Hard lessons from the Manchester attack

A personal reflection of Benjamin Tallis in the wake of the Manchester terrorist attack.

It was tough waking up to the terrible news from Manchester. So many dead and injured. The concert at the Manchester Arena seemingly chosen to target children and young teenagers.

As our family went about our morning routine it was very hard to hear the details of this cowardly and vile attack, which would be worthy of universal condemnation wherever it had taken place. But it didn't take place just anywhere, it happened in the city where I grew up and in an arena I have been to many times.

Going there to watch basketball and ice hockey was a memorable part of growing up in the city. It meant going on the trams, it meant being in the diverse crowds of the city. Later, it meant being trusted to go to concerts there on my own.

It also meant that the city was safe for me to do so and the arena is a symbol of Manchester’s urban regeneration in the 1990s. I have so many good memories connected to that place, which made it all the harder to hear about those people who will now have very different memories of it. Or none at all.

It was difficult to listen to the interviews with distraught parents, to the terror that the BBC irresponsibly insisted on playing again and again. But it was also hard to listen to the immediate rush to judgement of many commentators, dog whistling about ‘certain communities’ while further stigmatising and alienating Muslims in the UK.

Whether this is politically motivated violence or the work of a psychologically disturbed individual (like the recent Westminster attack) we should not jump to conclusions nor to ill-considered ‘solutions’ that do more harm than good.
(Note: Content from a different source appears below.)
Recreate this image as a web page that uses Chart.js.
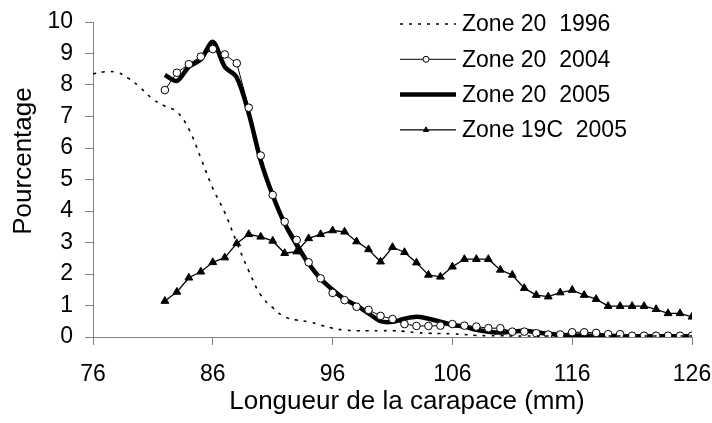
<!DOCTYPE html>
<html>
<head>
<meta charset="utf-8">
<script src="https://cdn.jsdelivr.net/npm/chart.js@4.4.1/dist/chart.umd.min.js"></script>
<style>
  html, body { margin: 0; padding: 0; background: #fff; }
  #wrap { width: 712px; height: 423px; }
</style>
</head>
<body>
<div id="wrap"><canvas id="chart"></canvas></div>
<script>
// Longueur de la carapace (mm)
const lengths = [76, 77, 78, 79, 80, 81, 82, 83, 84, 85, 86, 87, 88, 89, 90, 91, 92, 93, 94, 95,
    96, 97, 98, 99, 100, 101, 102, 103, 104, 105, 106, 107, 108, 109, 110, 111, 112, 113, 114, 115,
    116, 117, 118, 119, 120, 121, 122, 123, 124, 125, 126];
const xTicks = [76, 86, 96, 106, 116, 126];

// Zone 20 1996 (76..126)
const zone20_1996 = [8.35, 8.42, 8.40, 8.20, 7.90, 7.55, 7.33, 7.15, 6.60, 5.68, 4.72, 3.95, 3.00, 2.10, 1.33, 0.93, 0.64, 0.54, 0.48, 0.38,
    0.28, 0.22, 0.20, 0.20, 0.20, 0.20, 0.18, 0.14, 0.12, 0.11, 0.10, 0.08, 0.05, 0.04, 0.04, 0.03, 0.03, 0.03, 0.03, 0.03,
    0.03, 0.03, 0.03, 0.03, 0.03, 0.03, 0.03, 0.03, 0.03, 0.03, 0.03];

// Zone 20 2004 (82..126)
const zone20_2004 = [7.84, 8.39, 8.66, 8.90, 9.14, 8.97, 8.69, 7.28, 5.76, 4.51, 3.66, 3.08, 2.37, 1.86,
    1.40, 1.17, 0.96, 0.86, 0.67, 0.57, 0.41, 0.35, 0.35, 0.36, 0.41, 0.36, 0.33, 0.28, 0.28, 0.17,
    0.17, 0.12, 0.08, 0.08, 0.15, 0.15, 0.13, 0.09, 0.09, 0.04, 0.04, 0.04, 0.04, 0.04, 0.04];

// Zone 20 2005 (82..126)
const zone20_2005 = [8.32, 8.13, 8.58, 8.81, 9.37, 8.58, 8.24, 7.10, 5.60, 4.50, 3.60, 2.92, 2.33, 1.85,
    1.50, 1.20, 1.00, 0.75, 0.50, 0.48, 0.58, 0.64, 0.58, 0.49, 0.38, 0.33, 0.23, 0.17, 0.14, 0.17,
    0.20, 0.15, 0.10, 0.07, 0.05, 0.05, 0.04, 0.03, 0.02, 0.02, 0.02, 0.02, 0.02, 0.02, 0.02];

// Zone 19C 2005 (82..126)
const zone19C_2005 = [1.14, 1.43, 1.88, 2.07, 2.37, 2.52, 2.97, 3.26, 3.18, 3.05, 2.66, 2.71, 3.13, 3.26,
    3.38, 3.34, 3.03, 2.78, 2.39, 2.85, 2.69, 2.36, 1.97, 1.91, 2.23, 2.47, 2.47, 2.47, 2.13, 1.97,
    1.55, 1.33, 1.28, 1.41, 1.49, 1.33, 1.20, 0.98, 0.98, 0.98, 0.98, 0.88, 0.75, 0.75, 0.64];

const seriesNames = ['Zone 20  1996', 'Zone 20  2004', 'Zone 20  2005', 'Zone 19C  2005'];
const xTitle = 'Longueur de la carapace (mm)';
const yTitle = 'Pourcentage';

const FONT = '"Liberation Sans", Arial, sans-serif';
const AXIS_GREY = '#808080';

// pair values with lengths, series starting at the given length
function points(values, start) {
    const i0 = lengths.indexOf(start);
    return values.map((v, i) => ({ x: lengths[i0 + i], y: v }));
}

// legend inside the plot + axis titles (placed like the original, off-centre)
const overlay = {
    id: 'overlay',
    afterDraw(chart) {
        const ctx = chart.ctx;
        const x0 = 400, x1 = 456, xm = 426, top = 24, step = 35.3;
        ctx.save();
        chart.data.datasets.forEach((ds, i) => {
            const y = top + i * step;
            ctx.beginPath();
            ctx.setLineDash(ds.borderDash || []);
            ctx.lineWidth = ds.borderWidth;
            ctx.strokeStyle = ds.borderColor;
            ctx.moveTo(x0, y);
            ctx.lineTo(x1, y);
            ctx.stroke();
            ctx.setLineDash([]);
            if (ds.pointRadius > 0) {
                ctx.fillStyle = ds.pointBackgroundColor;
                ctx.strokeStyle = ds.pointBorderColor;
                ctx.lineWidth = 1;
                Chart.helpers.drawPoint(ctx, {
                    pointStyle: ds.pointStyle,
                    radius: ds.legendRadius,
                    borderWidth: 1
                }, xm, y);
            }
            ctx.fillStyle = '#000';
            ctx.font = '23px ' + FONT;
            ctx.textBaseline = 'middle';
            ctx.textAlign = 'left';
            ctx.fillText(ds.label, x1 + 6, y + 1);
        });

        ctx.fillStyle = '#000';
        ctx.font = '26px ' + FONT;
        ctx.textAlign = 'center';
        ctx.textBaseline = 'alphabetic';
        ctx.fillText(xTitle, 407, 409);

        ctx.translate(31, 161);
        ctx.rotate(-Math.PI / 2);
        ctx.fillText(yTitle, 0, 0);
        ctx.restore();
    }
};

new Chart(document.getElementById('chart'), {
    type: 'line',
    data: {
        datasets: [
            {
                label: seriesNames[0],
                data: points(zone20_1996, 76),
                borderColor: '#000',
                borderWidth: 1.6,
                borderDash: [3, 6],
                pointRadius: 0,
                tension: 0.4
            },
            {
                label: seriesNames[1],
                data: points(zone20_2004, 82),
                borderColor: '#000',
                borderWidth: 1,
                pointStyle: 'circle',
                pointRadius: 3.8,
                legendRadius: 3,
                pointBorderWidth: 1,
                pointBackgroundColor: '#fff',
                pointBorderColor: '#000',
                tension: 0
            },
            {
                label: seriesNames[2],
                data: points(zone20_2005, 82),
                borderColor: '#000',
                borderWidth: 4.5,
                pointRadius: 0,
                tension: 0.3
            },
            {
                label: seriesNames[3],
                data: points(zone19C_2005, 82),
                borderColor: '#000',
                borderWidth: 1.3,
                pointStyle: 'triangle',
                pointRadius: 4.5,
                legendRadius: 3,
                pointBorderWidth: 1,
                pointBackgroundColor: '#000',
                pointBorderColor: '#000',
                tension: 0
            }
        ]
    },
    options: {
        animation: false,
        responsive: true,
        maintainAspectRatio: false,
        layout: { padding: { left: 0, top: 22, right: 20, bottom: 0 } },
        plugins: {
            legend: { display: false },
            tooltip: { enabled: false }
        },
        scales: {
            x: {
                type: 'linear',
                min: 76,
                max: 126,
                afterFit: scale => { scale.height = 86; scale.paddingLeft = 0; scale.paddingRight = 0; },
                afterBuildTicks: scale => { scale.ticks = xTicks.map(v => ({ value: v })); },
                grid: { drawOnChartArea: false, drawTicks: true, tickLength: 8, color: AXIS_GREY },
                border: { color: AXIS_GREY, width: 1 },
                ticks: { color: '#000', font: { family: FONT, size: 23 }, padding: 16, maxRotation: 0, autoSkip: false }
            },
            y: {
                min: 0,
                max: 10,
                afterFit: scale => { scale.width = 93; scale.paddingTop = 0; scale.paddingBottom = 0; },
                grid: { drawOnChartArea: false, drawTicks: true, tickLength: 8, color: AXIS_GREY },
                border: { color: AXIS_GREY, width: 1 },
                ticks: { stepSize: 1, color: '#000', font: { family: FONT, size: 23 }, padding: 12 }
            }
        }
    },
    plugins: [overlay]
});
</script>
</body>
</html>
There have already been calls for increased police funding but it would be better to reinforce the social and public services that are crucial to the integration (and flourishing) of all communities.

Other experts quickly called for increased security measures in large venues and public spaces. But fortifying the city is no answer – it’s incompatible with the kind of free, fulfilling and creative life that Manchester is famous for. Like any city, Manchester can never be 100% safe but that doesn't mean we should shut down what makes it special.

Manchester is, by some measures, the most diverse city in the Europe -and it feels like that. Growing up there, my classmates were called Iqbal and Ohandjanian as well as Wildsmith and I had friends called Arjang and Abdi as well as Gareth. From the arena to the famous ‘Curry Mile’ we explored the city and grew up together.

That kind of community only gets built the hard way - but thankfully it’s also hard to break and will survive this atrocity. Rather than prejudicial judgements and quick security fixes this is the hard lesson we should learn from the Manchester attack.

This article published by openDemocracy originally appeared in Czech in Hospodářské noviny.

Benjamin Tallis is a Senior Researcher at the Institute of International Relations Prague and Editor-in-Chief of the academic journal New Perspectives. He works on European and EU politics in general but particularly on the issues of security, identity, migration and borders.